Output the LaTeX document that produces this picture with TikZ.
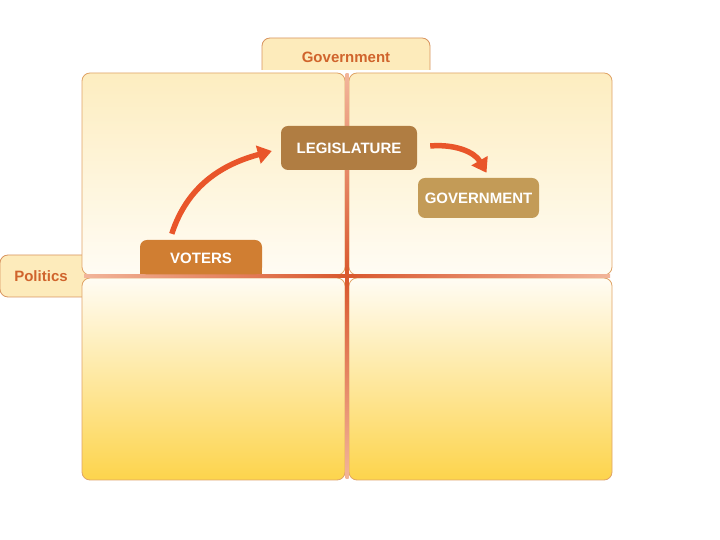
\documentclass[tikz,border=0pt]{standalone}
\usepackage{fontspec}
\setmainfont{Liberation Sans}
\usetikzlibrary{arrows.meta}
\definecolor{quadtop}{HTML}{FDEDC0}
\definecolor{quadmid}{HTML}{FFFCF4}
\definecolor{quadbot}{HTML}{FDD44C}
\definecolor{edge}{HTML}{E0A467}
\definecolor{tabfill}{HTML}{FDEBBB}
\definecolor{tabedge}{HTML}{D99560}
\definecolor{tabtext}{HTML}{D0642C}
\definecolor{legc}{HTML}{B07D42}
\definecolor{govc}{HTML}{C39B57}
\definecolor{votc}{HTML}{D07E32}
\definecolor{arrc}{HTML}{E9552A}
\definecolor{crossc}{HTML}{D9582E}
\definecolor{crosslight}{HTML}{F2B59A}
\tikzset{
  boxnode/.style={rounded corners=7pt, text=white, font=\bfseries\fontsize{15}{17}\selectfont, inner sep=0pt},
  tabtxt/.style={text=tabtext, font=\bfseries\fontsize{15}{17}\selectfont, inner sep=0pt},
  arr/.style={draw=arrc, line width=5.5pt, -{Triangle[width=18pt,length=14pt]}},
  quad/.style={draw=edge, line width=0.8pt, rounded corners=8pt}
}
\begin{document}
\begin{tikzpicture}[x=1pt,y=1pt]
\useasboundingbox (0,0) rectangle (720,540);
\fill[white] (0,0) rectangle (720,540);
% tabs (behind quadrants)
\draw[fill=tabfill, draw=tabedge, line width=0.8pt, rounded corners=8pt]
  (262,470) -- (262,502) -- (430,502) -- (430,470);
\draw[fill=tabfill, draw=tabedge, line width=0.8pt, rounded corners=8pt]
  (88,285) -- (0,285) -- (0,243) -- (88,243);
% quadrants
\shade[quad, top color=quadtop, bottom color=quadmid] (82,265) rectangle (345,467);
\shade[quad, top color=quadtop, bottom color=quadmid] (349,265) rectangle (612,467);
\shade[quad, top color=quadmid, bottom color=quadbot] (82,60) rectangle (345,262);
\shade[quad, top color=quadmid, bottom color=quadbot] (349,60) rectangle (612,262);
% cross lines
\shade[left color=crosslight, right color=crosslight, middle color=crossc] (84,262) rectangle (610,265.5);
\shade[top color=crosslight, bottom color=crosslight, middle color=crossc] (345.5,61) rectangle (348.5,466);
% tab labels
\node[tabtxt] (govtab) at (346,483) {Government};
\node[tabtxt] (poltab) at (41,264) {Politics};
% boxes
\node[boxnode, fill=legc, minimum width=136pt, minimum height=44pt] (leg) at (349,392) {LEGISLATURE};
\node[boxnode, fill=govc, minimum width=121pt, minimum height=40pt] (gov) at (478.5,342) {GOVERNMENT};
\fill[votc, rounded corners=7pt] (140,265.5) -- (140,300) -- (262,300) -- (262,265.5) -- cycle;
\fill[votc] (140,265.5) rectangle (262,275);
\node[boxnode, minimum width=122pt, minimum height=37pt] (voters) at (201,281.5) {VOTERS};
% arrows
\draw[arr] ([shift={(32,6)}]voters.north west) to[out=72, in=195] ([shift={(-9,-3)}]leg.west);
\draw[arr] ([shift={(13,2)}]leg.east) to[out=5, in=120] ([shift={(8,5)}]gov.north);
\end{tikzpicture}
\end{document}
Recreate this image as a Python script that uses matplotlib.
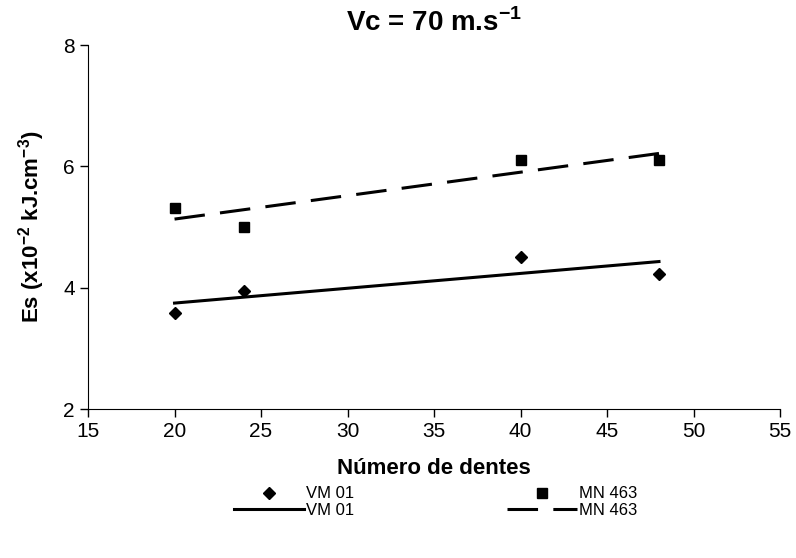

◆ What you should do ◆
Lines containing the word "that" must all be returned from the material above.

◆ Completed exercise ◆
Output the LaTeX document that produces this picture with TikZ.
Recreate this image as a Python script that uses matplotlib.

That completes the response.